MLB great was deposed by congressional lawyers in advance of Feb 13. hearing.

ByABC News
January 8, 2009, 12:10 AM

Feb. 5, 2008 — -- WASHINGTON -- Roger Clemens exited the House hearing room at 2:40 p.m., more than five hours after he first arrived Tuesday morning to give private, sworn testimony Tuesday to congressional lawyers about whether he used performance-enhancing drugs.

Upon exiting, accompanied by his lawyers, he made a brief statement to waiting reporters and media.

"I just want to thank the committee, the staff I just met with. They were very courteous," Clemens said. "It was great to tell them what I've been saying all along. I've never used steroids or human growth hormone. Thanks very much."

Roger Clemens, followed by one of his attorneys, Lanny Breuer, arrived Tuesday morning to give testimony in front of house committee lawyers.

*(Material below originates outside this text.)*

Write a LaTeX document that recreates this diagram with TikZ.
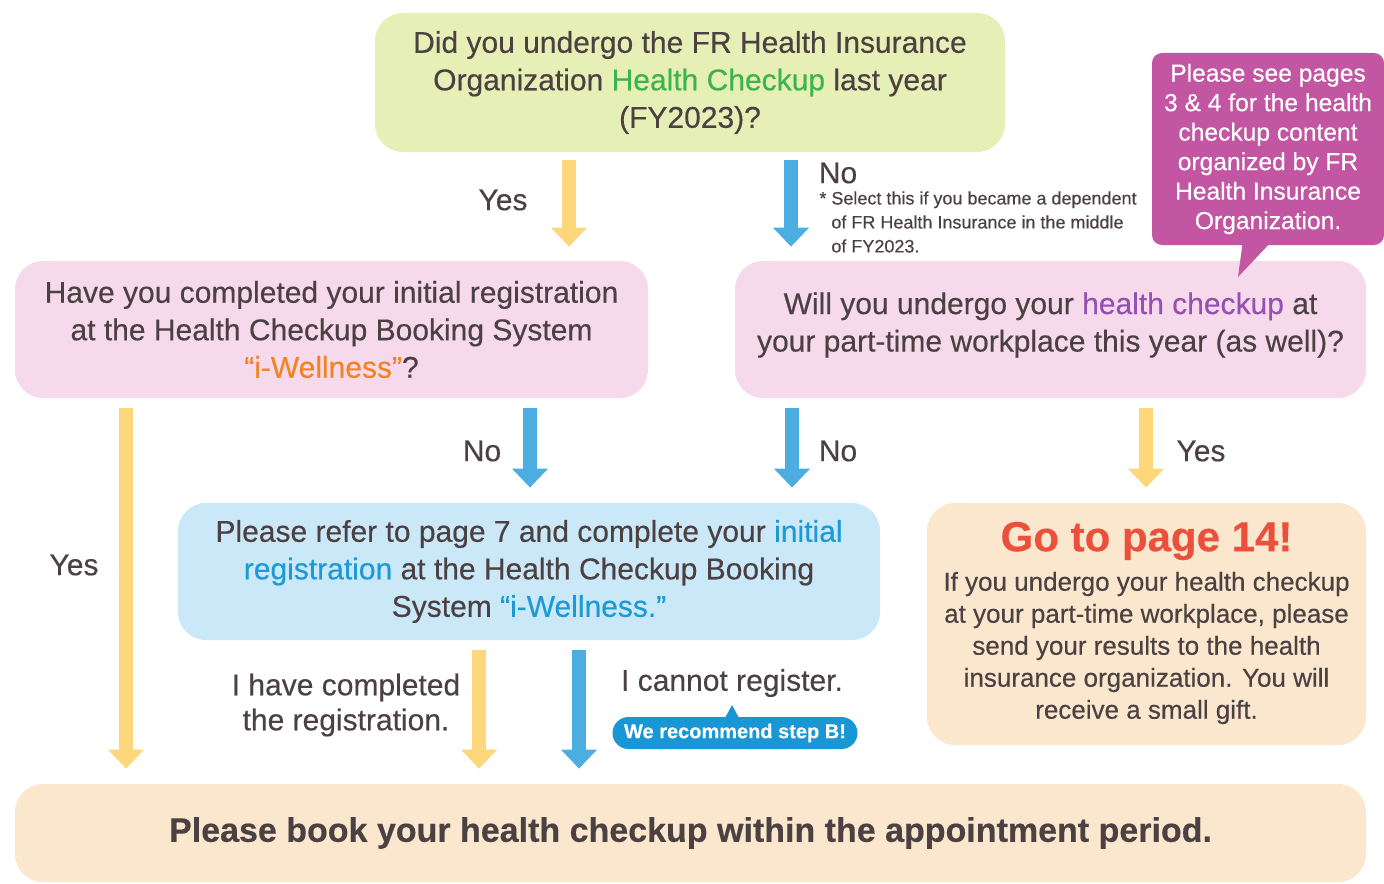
\documentclass[tikz,border=0pt]{standalone}
\usepackage{fontspec}
\setmainfont{Liberation Sans}[FakeBold=0.35]
\usepackage{xcolor}
\definecolor{ink}{RGB}{75,64,66}
\definecolor{greenPale}{RGB}{230,240,182}
\definecolor{pinkPale}{RGB}{246,218,236}
\definecolor{bluePale}{RGB}{202,232,247}
\definecolor{orangePale}{RGB}{251,230,206}
\definecolor{calloutMagenta}{RGB}{194,86,162}
\definecolor{arrowYellow}{RGB}{253,215,122}
\definecolor{arrowBlue}{RGB}{76,173,225}
\definecolor{badgeBlue}{RGB}{24,151,212}
\definecolor{checkGreen}{RGB}{60,180,75}
\definecolor{wellOrange}{RGB}{240,132,36}
\definecolor{checkPurple}{RGB}{150,80,180}
\definecolor{regBlue}{RGB}{28,154,214}
\definecolor{goRed}{RGB}{234,80,60}
\usepackage{tikz}
\usetikzlibrary{arrows.meta,shapes,calc,positioning}
\tikzstyle{box}=[rounded corners=14pt, inner sep=0pt, align=center,
                 text=ink, font=\fontsize{15}{18.75}\selectfont]
\tikzstyle{yesarrow}=[-{Triangle[width=17.5pt,length=9.5pt]},
                      line width=7pt, draw=arrowYellow]
\tikzstyle{noarrow}=[-{Triangle[width=17.5pt,length=9.5pt]},
                     line width=7pt, draw=arrowBlue]
\tikzstyle{answer}=[text=ink, inner sep=0pt,
                    font=\fontsize{15}{17.5}\selectfont]

\begin{document}
\begin{tikzpicture}[x=0.5pt,y=-0.5pt]
    \useasboundingbox (0,0) rectangle (1384,883);

    % question boxes
    \node (qtop) [box, fill=greenPale, minimum width=315pt, minimum height=69.5pt]
        at (690,82.5) {Did you undergo the FR Health Insurance\\
        Organization \textcolor{checkGreen}{Health Checkup} last year\\(FY2023)?};
    \node (qleft) [box, fill=pinkPale, minimum width=316.5pt, minimum height=68.5pt]
        at (331.5,329.5) {Have you completed your initial registration\\
        at the Health Checkup Booking System\\\textcolor{wellOrange}{“i-Wellness”}?};
    \node (qright) [box, fill=pinkPale, minimum width=315.5pt, minimum height=68.5pt]
        at (1050.5,329.5) {};
    \node (qrighttext) [box, align=center] at (1050.5,325)
        {Will you undergo your \textcolor{checkPurple}{health checkup} at\\
        your part-time workplace this year (as well)?};
    \node (qblue) [box, fill=bluePale, minimum width=351pt, minimum height=68.5pt]
        at (529,571.5) {Please refer to page 7 and complete your \textcolor{regBlue}{initial}\\
        \textcolor{regBlue}{registration} at the Health Checkup Booking\\
        System \textcolor{regBlue}{“i-Wellness.”}};
    \node (goto) [box, fill=orangePale, minimum width=219.5pt, minimum height=121pt]
        at (1146.5,624) {};
    \node (book) [box, fill=orangePale, minimum width=675.5pt, minimum height=49pt,
        font=\fontsize{17}{20}\selectfont\bfseries]
        at (690.5,833) {Please book your health checkup within the appointment period.};

    \node (gotitle) [text=goRed, font=\fontsize{21}{24}\selectfont\bfseries]
        at (1146.5,541) {Go to page 14!};
    \node (gobody) [text=ink, align=center, font=\fontsize{13}{16}\selectfont]
        at (1146.5,648) {If you undergo your health checkup\\
        at your part-time workplace, please\\send your results to the health\\
        insurance organization. You will\\receive a small gift.};

    % callout
    \node (callout) [rounded corners=5pt, fill=calloutMagenta, text=white, align=center,
        minimum width=116pt, minimum height=96pt, inner sep=0pt,
        font=\fontsize{12.3}{14.75}\selectfont] at (1268,149)
        {Please see pages\\3 \& 4 for the health\\checkup content\\organized by FR\\
        Health Insurance\\Organization.};
    \coordinate (ctip) at (1238,277);
    \fill[calloutMagenta] (1243,240) -- (ctip) -- (1273,240) -- cycle;

    % arrows
    \draw [yesarrow, shorten <=4pt, shorten >=7pt] (qtop.south -| 569,0) -- (qleft.north -| 569,0);
    \draw [noarrow, shorten <=4pt, shorten >=7pt] (qtop.south -| 791,0) -- (qright.north -| 791,0);
    \draw [yesarrow, shorten <=5pt, shorten >=7.5pt] (qleft.south -| 126,0) -- (book.north -| 126,0);
    \draw [noarrow, shorten <=5pt, shorten >=7.5pt] (qleft.south -| 530,0) -- (qblue.north -| 530,0);
    \draw [noarrow, shorten <=5pt, shorten >=7.5pt] (qright.south -| 792,0) -- (qblue.north -| 792,0);
    \draw [yesarrow, shorten <=5pt, shorten >=7.5pt] (qright.south -| 1146,0) -- (goto.north -| 1146,0);
    \draw [yesarrow, shorten <=5pt, shorten >=7.5pt] (qblue.south -| 479,0) -- (book.north -| 479,0);
    \draw [noarrow, shorten <=5pt, shorten >=7.5pt] (qblue.south -| 579,0) -- (book.north -| 579,0);

    % answers
    \node (yes1) [answer] at (503,200) {Yes};
    \node (no1) [answer] at (838,173) {No};
    \node (note1) [anchor=north west, align=left, text=ink, inner sep=0pt,
        font=\fontsize{9}{12}\selectfont] at (819,191)
        {* Select this if you became a dependent\\
        \phantom{*\ }of FR Health Insurance in the middle\\\phantom{*\ }of FY2023.};
    \node (yes2) [answer] at (74,565) {Yes};
    \node (no2) [answer] at (482,451) {No};
    \node (no3) [answer] at (838,451) {No};
    \node (yes3) [answer] at (1201,451) {Yes};
    \node (done) [answer, align=center] at (346,705) {I have completed\\the registration.};
    \node (cannot) [answer] at (732,683) {I cannot register.};

    % step B badge
    \node (stepb) [rounded corners=8pt, fill=badgeBlue, text=white, inner sep=0pt,
        minimum width=122.5pt, minimum height=16pt,
        font=\fontsize{10}{12}\selectfont\bfseries] at (735,733) {We recommend step B!};
    \fill[badgeBlue] (725,718) -- (732,705) -- (739,718) -- cycle;

\end{tikzpicture}
\end{document}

Clemens had declined to take questions from reporters on his way in, saying only, "Good morning," before heading into the offices of the House Oversight and Government Reform Committee. Wearing a pinstriped gray suit instead of a pinstriped New York Yankees uniform, the seven-time Cy Young Award winner had paused briefly to look around the House hearing room where he is to testify next week.

Clemens was scheduled to give the deposition to committee lawyers behind closed doors one day after his former Yankees teammate and workout partner Andy Pettitte delivered sworn testimony for about 2½ hours.

Both pitchers' private interviews with staff members from the House Oversight and Government Reform Committee are part of preparation for a Feb. 13 hearing. That public session is expected to focus on allegations made in the Mitchell report by his former trainer, Brian McNamee, that he injected Clemens more than a dozen times with performance-enhancing drugs

Clemens, 45, ranks eighth in major league history with 354 career wins. He put off retirement yet again in 2007, returning to the Yankees in June and going 6-6 with a 4.18 ERA.

"Roger is not going to take the Fifth Amendment," one of Clemens' lawyers, Rusty Hardin, said in a statement e-mailed Monday by spokesman Joe Householder. "He is going to answer the committee's questions truthfully under oath."